Le découpage en bassin de vie ne permet pas de refléter la diversité des besoins de déplacements en fonction des différents motifs, qui ne sont pas nécessairement quotidiens mais peuvent être hebdomadaires, mensuels, voire plus occasionnels et qui sont pourtant essentiels pour la qualité de vie des habitants. On observe ainsi une imbrication des différents bassins de vie, le bassin de vie autour de la petite ville permettant de satisfaire en général un certain nombre de besoins (accès à des médecins spécialistes ou à certaines enseignes commerciales, à des spécialités d’enseignements secondaire, professionnel, ou supérieur, à des loisirs culturels ou des activités sportives, à certains services administratifs).

Bien souvent la ville de taille moyenne ou la plus grande ville va jouer un rôle complémentaire (on trouvera l’hôpital, un nombre plus important de spécialistes et d’équipements, un certain nombre de lycées professionnels offrant une gamme plus complète et une plus grande diversité de choix dans le domaine du sport et de la culture).

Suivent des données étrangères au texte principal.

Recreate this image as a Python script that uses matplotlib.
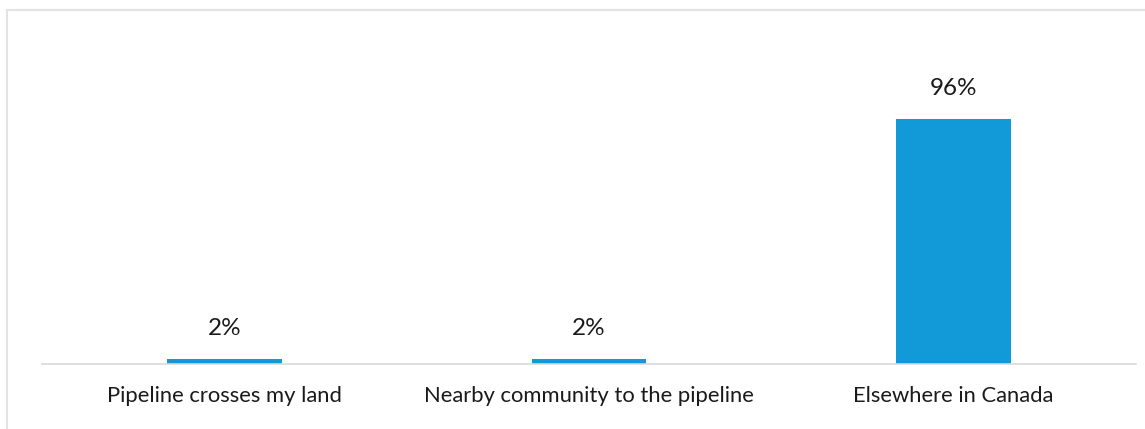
import matplotlib.pyplot as plt
from matplotlib.patches import Rectangle

# data
categories = ['Pipeline crosses my land', 'Nearby community to the pipeline', 'Elsewhere in Canada']
values = [2, 2, 96]
labels = ['2%', '2%', '96%']

W, H = 1145, 429
fig = plt.figure(figsize=(W / 100, H / 100), dpi=100)
plt.rcParams['font.family'] = ['Lato', 'DejaVu Sans']

# light frame around the chart area
fig.patches.append(Rectangle((7 / W, -0.1), 1.2, (H - 10) / H + 0.1,
                             transform=fig.transFigure, fill=False,
                             edgecolor='#e3e3e3', linewidth=1.5))

ymax = 110
left, right, base = 42, 1136, 364
ax = fig.add_axes([left / W, (H - base) / H, (right - left) / W, ymax * 2.553 / H])

x = range(len(categories))
ax.bar(x, values, width=0.315, color='#119ad7')
ax.set_xlim(-0.5, 2.5)
ax.set_ylim(0, ymax)

for xi, v, lab in zip(x, values, labels):
    ax.annotate(lab, (xi, v), xytext=(0, 14), textcoords='offset points',
                ha='center', va='bottom', fontsize=17.5, color='#1a1a1a')

ax.set_xticks(list(x))
ax.set_xticklabels(categories, fontsize=15.8, color='#1a1a1a')
ax.tick_params(axis='x', length=0, pad=16)
ax.set_yticks([])
for s in ['top', 'right', 'left']:
    ax.spines[s].set_visible(False)
ax.spines['bottom'].set_color('#d9d9d9')
ax.spines['bottom'].set_linewidth(1.2)
ax.patch.set_alpha(0)

fig.savefig('out.png', dpi=100)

Enfin, la métropole régionale (Montpellier, Clermont-Ferrand ou Caen par exemple) va jouer un rôle de chef de file pour l’enseignement supérieur, la présence d’un CHU avec une diversité et une densité de médecins plus élevées, une concentration d’équipements culturels ou de commerces qui vont les rendre indispensables d’accès.

 

3) La mobilité multimodale est-elle une solution pour répondre à ces enjeux communs ?

La mobilité des citoyens et des citoyennes qui habitent dans les petites villes ne se résume pas simplement à leurs déplacements au sein de leur bassin de vie, mais doit prendre en compte également les liaisons avec le réseau de petites villes et des villes moyennes complémentaires, mais aussi la possibilité de pouvoir rejoindre la grande ville à l’occasion.

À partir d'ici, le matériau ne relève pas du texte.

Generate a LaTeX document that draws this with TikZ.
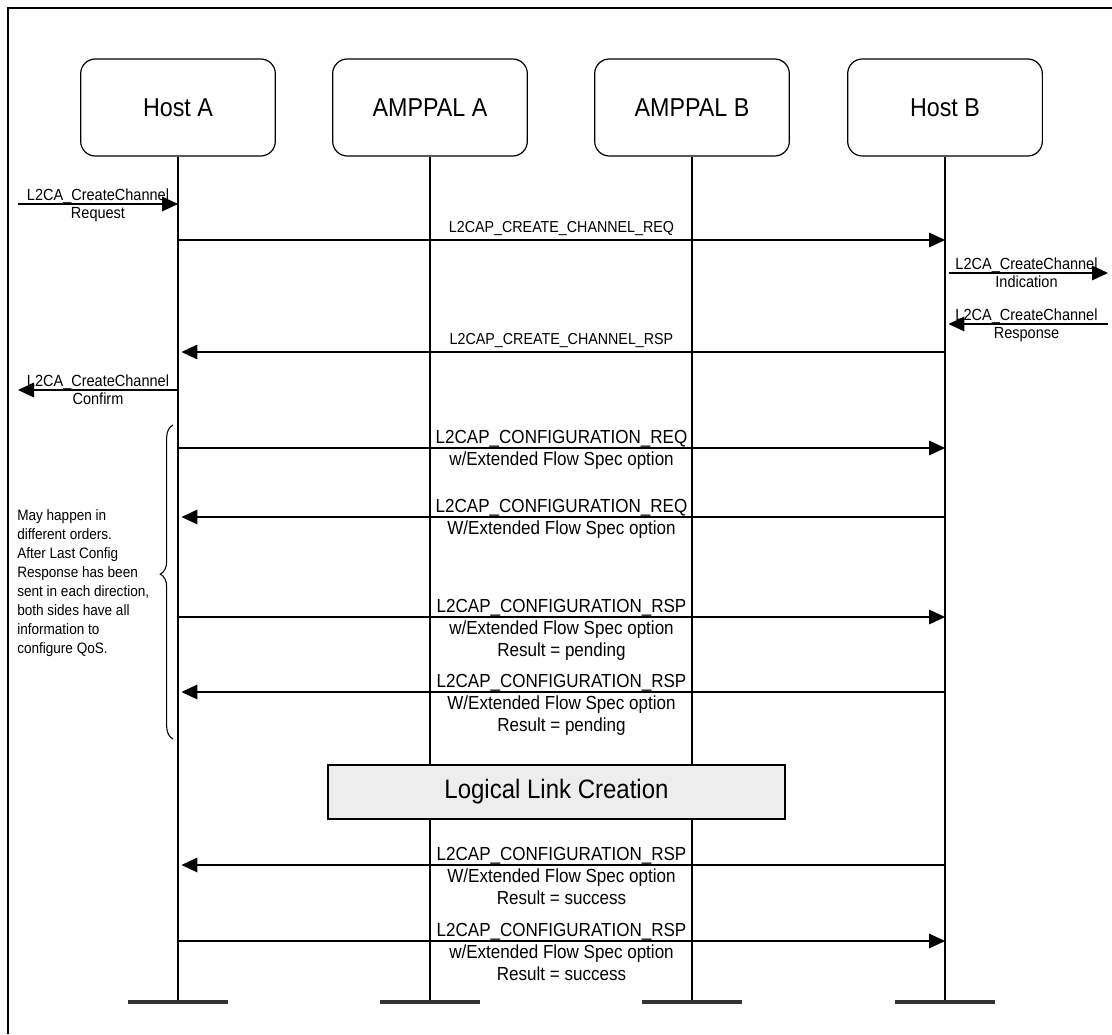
\documentclass[tikz,border=0pt]{standalone}
\usepackage{fontspec}
\setmainfont{Liberation Sans}[FakeStretch=0.9]
\usepackage{tikz}
\usetikzlibrary{
    arrows.meta,
    calc,
    decorations.pathreplacing
}

\begin{document}
\begin{tikzpicture}[x=0.75pt, y=-0.75pt,
    party/.style={draw, line width=0.9pt, rounded corners=11pt,
        minimum width=146pt, minimum height=72.75pt,
        font=\fontsize{19.4pt}{22pt}\selectfont},
    lifeline/.style={line width=1.1pt},
    endbar/.style={line width=2.3pt, black!80},
    msg/.style={line width=0.9pt, -{Triangle[length=12pt, width=11pt]}},
    back/.style={msg, shorten >=2.6pt},
    msglabel/.style={anchor=base, inner sep=0pt, yshift=5.4pt,
        font=\fontsize{11.9pt}{13pt}\selectfont},
    extlabel/.style={anchor=north, align=center, inner sep=0pt, yshift=11.7pt,
        font=\fontsize{12.1pt}{13.5pt}\selectfont},
    cfglabel/.style={anchor=north, align=center, inner sep=0pt, yshift=13.9pt,
        font=\fontsize{14.2pt}{16.5pt}\selectfont},
    linkbox/.style={draw, line width=1.1pt, fill=black!7,
        minimum width=342.75pt, minimum height=40.5pt,
        font=\fontsize{20pt}{23pt}\selectfont},
    note/.style={align=left, inner sep=0pt,
        font=\fontsize{11.3pt}{14.25pt}\selectfont}
]

\useasboundingbox (0,0) rectangle (1112,1034);

% Frame
\draw[line width=1.5pt] (8,1034) -- (8,8) -- (1112,8);

% Participants
\node[party] (hostA) at (178,107.5) {Host A};
\node[party] (amppalA) at (430,107.5) {AMPPAL A};
\node[party] (amppalB) at (692,107.5) {AMPPAL B};
\node[party] (hostB) at (945,107.5) {Host B};

% Outside ends
\coordinate (envA) at (18,0);
\coordinate (envB) at (1108,0);

% Lifelines
\foreach \p in {hostA,amppalA,amppalB,hostB} {
    \coordinate (\p end) at (\p |- 0,1002);
    \draw[lifeline] (\p) -- (\p end);
    \draw[endbar] ($(\p end)+(-50,0)$) -- ($(\p end)+(50,0)$);
}

% Channel creation
\draw[msg] (envA |- 0,204) -- node[extlabel] {L2CA\_CreateChannel\\Request} (hostA |- 0,204);
\draw[msg] (hostA |- 0,240) -- node[msglabel] {L2CAP\_CREATE\_CHANNEL\_REQ} (hostB |- 0,240);
\draw[msg, shorten <=3pt] (hostB |- 0,273) -- node[extlabel] {L2CA\_CreateChannel\\Indication} (envB |- 0,273);
\draw[back] (envB |- 0,324) -- node[extlabel] {L2CA\_CreateChannel\\Response} (hostB |- 0,324);
\draw[back] (hostB |- 0,352) -- node[msglabel] {L2CAP\_CREATE\_CHANNEL\_RSP} (hostA |- 0,352);
\draw[msg] (hostA |- 0,390) -- node[extlabel] {L2CA\_CreateChannel\\Confirm} (envA |- 0,390);

% Configuration
\draw[msg] (hostA |- 0,448) -- node[cfglabel] {L2CAP\_CONFIGURATION\_REQ\\w/Extended Flow Spec option} (hostB |- 0,448);
\draw[back] (hostB |- 0,517) -- node[cfglabel] {L2CAP\_CONFIGURATION\_REQ\\W/Extended Flow Spec option} (hostA |- 0,517);
\draw[msg] (hostA |- 0,617) -- node[cfglabel] {L2CAP\_CONFIGURATION\_RSP\\w/Extended Flow Spec option\\Result = pending} (hostB |- 0,617);
\draw[back] (hostB |- 0,692) -- node[cfglabel] {L2CAP\_CONFIGURATION\_RSP\\W/Extended Flow Spec option\\Result = pending} (hostA |- 0,692);

% Brace and note
\draw[decorate, decoration={brace, amplitude=9.5pt, aspect=0.525}, line width=0.8pt]
    (173,739) -- (173,425);
\node[note, anchor=north west] (order) at (17,509) {May happen in\\different orders.\\After Last Config\\Response has been\\sent in each direction,\\both sides have all\\information to\\configure QoS.};

% Logical link
\node[linkbox] (llc) at (556.5,792) {Logical Link Creation};

\draw[back] (hostB |- 0,865) -- node[cfglabel] {L2CAP\_CONFIGURATION\_RSP\\W/Extended Flow Spec option\\Result = success} (hostA |- 0,865);
\draw[msg] (hostA |- 0,941) -- node[cfglabel] {L2CAP\_CONFIGURATION\_RSP\\w/Extended Flow Spec option\\Result = success} (hostB |- 0,941);

\end{tikzpicture}
\end{document}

Pour les déplacements de proximité, il faut arriver à conjuguer l’utilisation raisonnée de la voiture avec la possibilité de se déplacer à pied (pour des distances de l’ordre de 1 à 2 km dans des conditions de sécurité et d’agrément) ou à vélo. Des bus en complément peuvent permettre de ne pas assigner à résidence des personnes dont les fragilités physiques ou sensorielles ne sont pas nécessairement visibles mais qui les privent d’une utilisation régulière des transports (elles peuvent représenter près de 30 à 40% de la population d’une petite ville), sans oublier les 15 à 30% des ménages qui dans ces villes n’ont pas de voiture.

L’accès aux métropoles nécessite donc de concevoir des systèmes qui permettent de pouvoir combiner un accès à la gare de proximité et un service TER de qualité, proposant une flexibilité des horaires en particulier le week-end, des tarifs combinés et des prix mieux ajustés pour les non abonnés (à 50km d’une métropole, les personnes d’une petite ville qui y travaillent régulièrement sont très minoritaires par rapport à ceux qui se déplacent une ou 2 fois par mois et qui eux peuvent représenter un habitant sur 2).

C’est à ce prix que nous relèverons le défi qui nous anime passionnément et qui nous définit, à l’instar de notre Raison d’être : imaginer et déployer des mobilités sûres et durables au service de chaque territoire pour une meilleure qualité de vie de tous et de chacun.